Saturday, August 8, 2015

UN acts on chlorine attacks in Syria

Move to end impunity, but will it apply to sarin too? 

By Brian Whitaker


Rather belatedly, the United Nations has taken its first concrete step towards ending impunity for chemical attacks in Syria. Although any criminal charges are still a distant prospect, the move may be aimed more immediately at halting the use of chlorine as a weapon. 
On Friday the Security Council unanimously agreed to set up a "joint investigative mechanism" to "identify to the greatest extent feasible individuals, entities, groups, or governments who were perpetrators, organisers, sponsors or otherwise involved in the use of chemicals as weapons, including chlorine or any other toxic chemical, in the Syrian Arab Republic".
This "mechanism" will operate under the joint auspices of the UN and the Organisation for the Prohibition of Chemical Weapons (OPCW). Until now, UN and OPCW investigators have not been allowed to apportion blame.
Friday's Security Council decision is the result of a meeting earlier this week between US secretary of state John Kerry and Sergey Lavrov, the Russian foreign minister, and it appears to signal a shift in Russia's position.
Russia sought to blame rebel fighters for the sarin attacks near Damascus in August 2013, even though the rebels were not known to possess sarin and the weight of evidence pointed strongly towards the Assad regime's culpability (see previous blog posts, August 2013 – March 2014).
In the furore following those attacks, the Assad regime agreed to sign the Chemical Weapons Convention and the OPCW moved in to destroy its declared stockpiles and dismantle its production facilities.
Since then, however, there have been numerous reports of attacks involving chlorine. Last month, for example, 50 people were said to have been injured, eight of them critically, by a chlorine attack in the Jobar district of Damascus province.
In February, a report by the OPCW cited numerous witnesses in Syria as saying that chlorine bombs had been dropped from helicopters. If true, this would indicate that the regime was responsible, since the rebel fighters do not have helicopters.
Although chlorine itself is not classified as a chemical weapon (because it has industrial uses), its use in warfare is banned.
Friday's Security Council resolution mentions chlorine by name eight times but although it also refers to "other toxic chemicals" there is no specific mention of sarin, the chemical involved most notably in the August 2013 attacks.
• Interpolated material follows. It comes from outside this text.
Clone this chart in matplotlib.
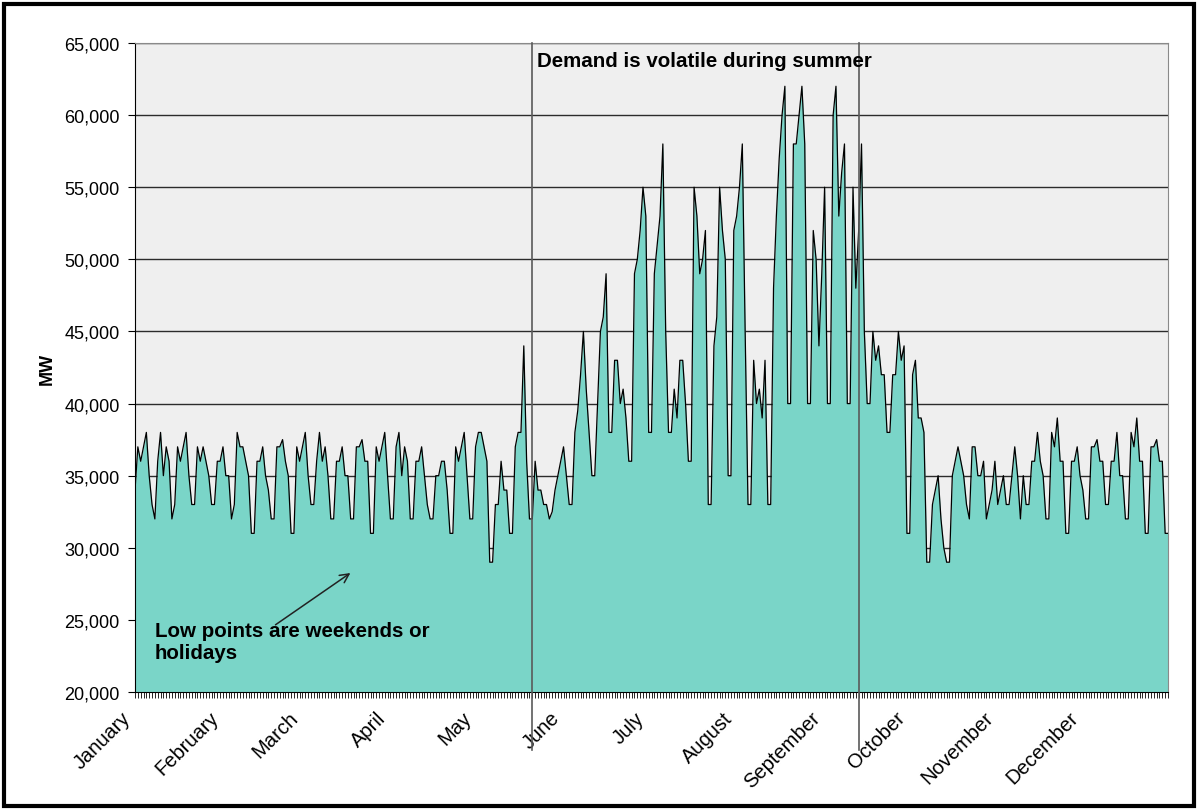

This raises the question of whether the UN investigation will focus on identifying the perpetrators of all chemical attacks in Syria or confine itself to chlorine attacks reported since the regime signed the Chemical Weapons Convention.
The text of the resolution seems ambiguous on this point (perhaps deliberately so). Given their previous attitude towards the earlier sarin attacks, it's likely the Russians will interpret it as referring only to apparent breaches of Security Council Resolution 2118, approved in September 2013 – in other words, attacks that don't involve sarin.
However, the fact that the Russians agreed to Friday's resolution suggests they may be willing to put pressure on the regime to renounce the use of chlorine.